**GOAL**
Take the line containing "Recreate this image" as the first line and the line containing "import plotly.graph_objects as go" as the last, and output that span verbatim without any images.

**EXERCISE MATERIAL**
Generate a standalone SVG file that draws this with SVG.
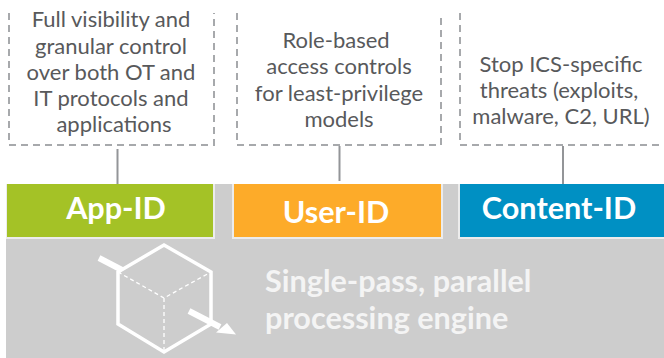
<svg xmlns="http://www.w3.org/2000/svg" width="664" height="358" viewBox="0 0 664 358">
<style>
text{font-family:Lato,"Open Sans","Liberation Sans",sans-serif;text-anchor:middle}
.d{font-size:22px;fill:#58595b}
.l{font-size:30.600px;font-weight:700;fill:#fff}
.e{font-size:30.600px;font-weight:700;fill:#f4f4f4;text-anchor:start}
.b{fill:none;stroke:#a7a9ac;stroke-width:2;stroke-dasharray:7 5}
.c{stroke:#939598;stroke-width:2;fill:none}
.s{fill:#ececec}
.w{fill:none;stroke:#fff;stroke-width:3.500}
.t{fill:none;stroke:#fff;stroke-width:1.300;stroke-dasharray:4 3}
</style>
<rect x="0" y="0" width="664" height="358" fill="#fff"/>
<g id="engine">
<rect x="6" y="184" width="658" height="174" fill="#cdcdcd"/>
<polygon class="w" points="164,245 211,272 211,324 164,352 118,324 118,272"/>
<path class="t" d="M118,272 L164,298 L211,272 M164,298 V352"/>
<path d="M99,258 L122,270" fill="none" stroke="#fff" stroke-width="6"/>
<path d="M189,311 L220,327" fill="none" stroke="#fff" stroke-width="6"/>
<polygon points="236,334.500 216,332.500 227,323" fill="#fff"/>
<text class="e" x="265" y="292">Single-pass, parallel</text>
<text class="e" x="265" y="329">processing engine</text>
</g>
<g id="connectors">
<line class="c" x1="117.500" y1="149" x2="117.500" y2="184"/>
<line class="c" x1="339.500" y1="146" x2="339.500" y2="181"/>
<line class="c" x1="563" y1="146" x2="563" y2="187"/>
</g>
<g id="app-id">
<path class="b" d="M9,13 V145 H214 V13"/>
<text class="d" x="111" y="27">Full visibility and</text>
<text class="d" x="111" y="54">granular control</text>
<text class="d" x="111" y="80">over both OT and</text>
<text class="d" x="111" y="106">IT protocols and</text>
<text class="d" x="114" y="132">applications</text>
<rect class="s" x="6" y="184" width="209" height="55"/>
<rect x="7" y="184" width="206" height="53" fill="#a4c226"/>
<text class="l" x="116" y="219">App-ID</text>
</g>
<g id="user-id">
<path class="b" d="M237,13 V145 H441 V13"/>
<text class="d" x="336" y="48">Role-based</text>
<text class="d" x="339" y="74">access controls</text>
<text class="d" x="339" y="101">for least-privilege</text>
<text class="d" x="339" y="127">models</text>
<rect class="s" x="232" y="184" width="211" height="55"/>
<rect x="234" y="184" width="207" height="53" fill="#fdab29"/>
<text class="l" x="336" y="223">User-ID</text>
</g>
<g id="content-id">
<path class="b" d="M460,13 V145 H664"/>
<text class="d" x="561" y="72">Stop ICS-specific</text>
<text class="d" x="559" y="98">threats (exploits,</text>
<text class="d" x="561" y="124">malware, C2, URL)</text>
<rect class="s" x="458" y="184" width="206" height="55"/>
<rect x="460" y="184" width="204" height="53" fill="#0090c3"/>
<text class="l" x="559" y="219">Content-ID</text>
</g>
</svg>
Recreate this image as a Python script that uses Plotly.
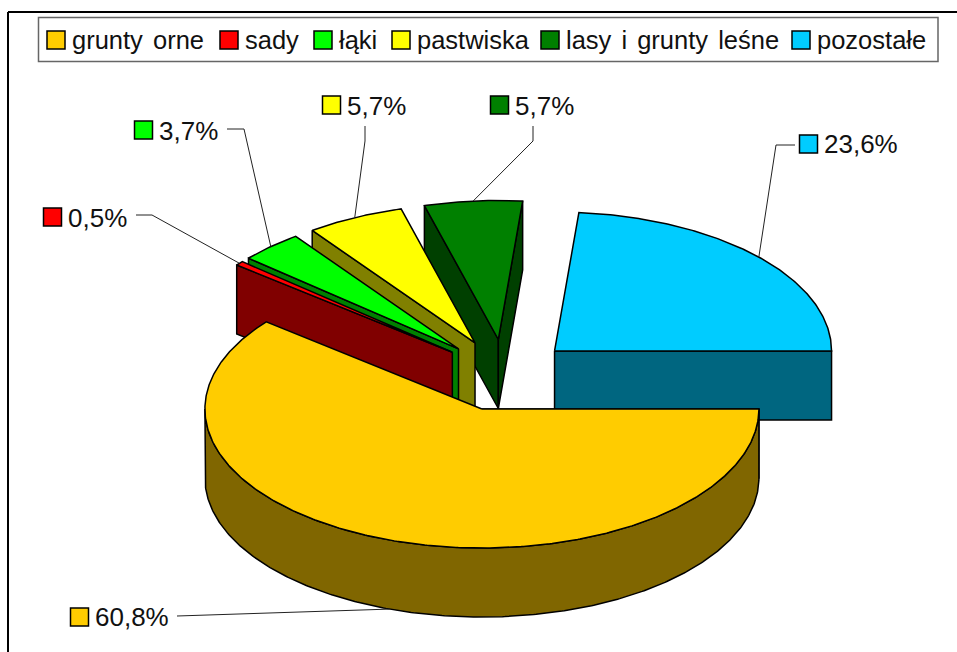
import numpy as np
import plotly.graph_objects as go

# --- data ---
categories = ["grunty orne", "sady", "łąki", "pastwiska", "lasy i grunty leśne", "pozostałe"]
values = [60.8, 0.5, 3.7, 5.7, 5.7, 23.6]
value_labels = ["60,8%", "0,5%", "3,7%", "5,7%", "5,7%", "23,6%"]
colors = ["#FFCC00", "#FF0000", "#00FF00", "#FFFF00", "#008000", "#00CCFF"]

# --- pie geometry (layout, pixels of the 957x652 page) ---
CX, CY, RX, RY, DEPTH = 504.5, 375.2, 277, 139, 69
EXPLODE_X, EXPLODE_Y = 0.245, 0.258
LEG_FONT = dict(family="Liberation Sans, Arial", size=25.5, color="#111111")
LAB_FONT = dict(family="Liberation Sans, Arial", size=26, color="#111111")

# legend layout
LEG_TEXT_X = [72, 245, 339, 417, 566, 817]
LEG_Y = 40
# data label layout: swatch-left x, y centre, leader polyline start + elbow
LAB_X = [70, 43, 134, 322, 490, 799]
LAB_Y = [617, 217, 130, 105, 105, 144]
LAB_TEXT_DY = [0, 1, 1, 1, 1, 0]
LEADER_START = [(177, 616), (136, 215), (227, 129), (365, 126), (533, 126), (795, 145)]
LEADER_ELBOW = [(177, 616), (152, 215), (244, 129), (365, 141), (533, 141), (776, 145)]


def shade(hex_color):
    r, g, b = (int(hex_color[i:i + 2], 16) for i in (1, 3, 5))
    return f"rgb({round(r / 2)},{round(g / 2)},{round(b / 2)})"


def rim(cx, cy, a0, a1, dy=0):
    t = np.radians(np.linspace(a0, a1, max(int(abs(a1 - a0) * 2), 2)))
    return cx + RX * np.cos(t), cy + RY * np.sin(t) + dy


fig = go.Figure()


def poly(xs, ys, fill, name):
    fig.add_trace(go.Scatter(
        x=np.r_[xs, xs[0]], y=np.r_[ys, ys[0]], mode="lines", fill="toself",
        fillcolor=fill, line=dict(color="black", width=1.5), hoverinfo="text",
        text=name, showlegend=False))


# angles are degrees clockwise from 3 o'clock, screen y grows downwards
edges = np.r_[0, np.cumsum(values)] * 3.6
mids = (edges[:-1] + edges[1:]) / 2
centers = [(CX + EXPLODE_X * RX * np.cos(np.radians(m)), CY + EXPLODE_Y * RY * np.sin(np.radians(m))) for m in mids]

# paint from back to front: last slice first, first (front) slice last
for i in range(len(values) - 1, -1, -1):
    cx, cy = centers[i]
    a0, a1 = edges[i], edges[i + 1]
    side = shade(colors[i])
    name = f"{categories[i]}: {value_labels[i]}"
    for a, sign in ((a0, -1), (a1, 1)):
        # outward normal of the cut face: visible when it points down on screen
        if sign * np.cos(np.radians(a)) > 1e-9 or (a == 0 and sign == -1):
            ex, ey = rim(cx, cy, a, a)
            ex, ey = ex[0], ey[0]
            poly(np.array([cx, ex, ex, cx]), np.array([cy, ey, ey + DEPTH, cy + DEPTH]), side, name)
    if a0 < 180:
        hi = min(a1, 180)
        tx, ty = rim(cx, cy, a0, hi)
        poly(np.r_[tx, tx[::-1]], np.r_[ty, ty[::-1] + DEPTH], side, name)
    rx_, ry_ = rim(cx, cy, a0, a1)
    poly(np.r_[cx, rx_], np.r_[cy, ry_], colors[i], name)

# leader lines: end on the rim of each slice, or its wall for the front slice
for i in range(len(values)):
    cx, cy = centers[i]
    ex, ey = rim(cx, cy, mids[i], mids[i])
    dy = DEPTH if i == 0 else 0
    fig.add_trace(go.Scatter(
        x=[LEADER_START[i][0], LEADER_ELBOW[i][0], ex[0]],
        y=[LEADER_START[i][1], LEADER_ELBOW[i][1], ey[0] + dy],
        mode="lines", line=dict(color="#222222", width=1), hoverinfo="skip", showlegend=False))

# swatches for data labels and legend
fig.add_trace(go.Scatter(
    x=[x + 9.5 for x in LAB_X] + [x - 16 for x in LEG_TEXT_X],
    y=LAB_Y + [LEG_Y] * len(categories),
    mode="markers",
    marker=dict(symbol="square", size=18, color=colors + colors, line=dict(color="black", width=1.5)),
    hoverinfo="skip", showlegend=False))

annotations = []
for i, t in enumerate(value_labels):
    annotations.append(dict(x=LAB_X[i] + 25, y=LAB_Y[i] + LAB_TEXT_DY[i], text=t, xref="x", yref="y", showarrow=False,
                            xanchor="left", yanchor="middle", align="left", font=LAB_FONT, borderpad=0, borderwidth=0))
for i, t in enumerate(categories):
    annotations.append(dict(x=LEG_TEXT_X[i], y=LEG_Y, text=t, xref="x", yref="y", showarrow=False,
                            xanchor="left", yanchor="middle", align="left", font=LEG_FONT, borderpad=0, borderwidth=0))

fig.update_layout(
    width=957, height=652, margin=dict(l=0, r=0, t=0, b=0),
    paper_bgcolor="white", plot_bgcolor="white", showlegend=False,
    xaxis=dict(range=[0, 957], visible=False, fixedrange=True),
    yaxis=dict(range=[652, 0], visible=False, fixedrange=True),
    annotations=annotations,
    shapes=[
        dict(type="line", x0=8, x1=957, y0=12, y1=12, line=dict(color="black", width=2), layer="below"),
        dict(type="line", x0=8, x1=8, y0=12, y1=652, line=dict(color="black", width=2), layer="below"),
        dict(type="rect", x0=38.5, x1=938, y0=17.5, y1=61.5, line=dict(color="#666666", width=1.5), layer="below"),
    ],
)
fig.write_html("out.html", config=dict(displayModeBar=False),
               post_script="document.body.style.margin='0';document.documentElement.style.overflow='hidden';"
                           "document.querySelectorAll('.annotation-text').forEach(function(e){e.style.wordSpacing='3px';});")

**IN RESPONSE**
Recreate this image as a Python script that uses Plotly.
import numpy as np
import plotly.graph_objects as go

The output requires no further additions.